How to choose an SSD and Hard Drive for your custom computer. A video guide to configuring storage for a custom PC.

Viewing Time 10 Minute

How To Guide

How do I choose what size of storage drive to buy?

How much does a 1TB HDD hold infographic

Choosing SSD and HDD Storage for a Custom PC Video transcript

Hi, this is Sion from Punch Technology, and today I’m going to talk to you about storage options. We offer a vast amount of choice of storage devices on our website, and it can be confusing to know which one is the right choice for your PC or your application. So, let’s go and explore the options, and I’ll try to explain the differences, and hopefully, you’ll be able to have a good understanding from this video of which device to choose for your particular build.

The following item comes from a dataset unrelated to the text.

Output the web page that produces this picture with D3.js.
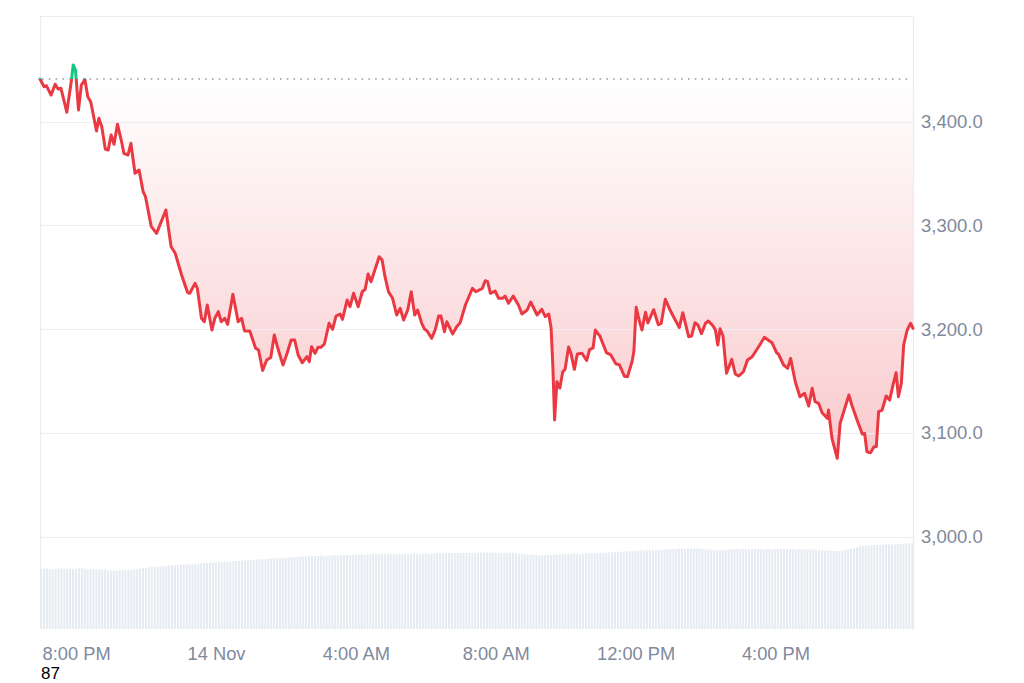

I’m going to select from the overclocked gaming range of pcs and let’s choose the Corsair Build it Beautiful, the only reason I’m picking one of the higher-end systems here is that the higher-end motherboards have the full selection of storage devices.

Remember that our configurator will not show components that are not compatible, so if you have an entry-level system, with an entry-level motherboard, you may not have all of the storage choices.

So, I’ve just scrolled the configurator down to the storage section, and I’m going just to try to explain because there’s a huge list here of drives, I’m going to try and tell a little bit about how the system works. Our configurator will order the product in price order so at the top we have the cheapest device and they progressively get more expensive. The more expensive can mean that perhaps you get more storage, and it can also mean that you get maybe a little bit higher performance.

So, how do we differentiate the performance of drives, well at the entry level you have standard hard drives, and this is an example here how they come in different performance levels, but the performance is still relatively poor. The 7200 rpm drives might be slightly faster than some of the 5400 rpm drives that you see available, that’s the speed that the disc spins. Relatively speaking HDDs are relatively slow if you have a solid-state drive (they are termed SSD) they are very much quicker, maybe ten times the performance of the hard drive but you get a very small capacity, perhaps a tenth of the capacity of the hard drive. Therefore there’s a trade-off between performance and capacity.

There are different types of SSD, and there are even drives that combine SSD with hard drive technology so it can be confusing to work out what’s the best value.

Which drive should you use for your build?

As a rule of thumb, solid-state drives will be around ten times the speed or a standard hard drive.

The SATA SSD drive is available in a two-and-a-half-inch format, so that is the same format you would get a traditional spinning disk. It has a SATA cable that links it into the computer’s main board.

Or there is this format M.2 – what that means is, it’s a small set of chips on a Printed Circuit Board (PCB) that plugs into the motherboard directly (like a WiFi card does) and they can give high performance. But beware, because the SATA varieties of M.2 use the same interface as these two and a half inch SATA Drives. So, they won’t give you a higher performance. The performance of these two (SATA SSD and SATA M.2) will be very similar. The ones that will provide you with a higher performance are called NVME, and they will give a far faster performance than the SATA varieties. If you’re after high-performance look for an NVME M.2 to drive, they are the pinnacle of SSD performance.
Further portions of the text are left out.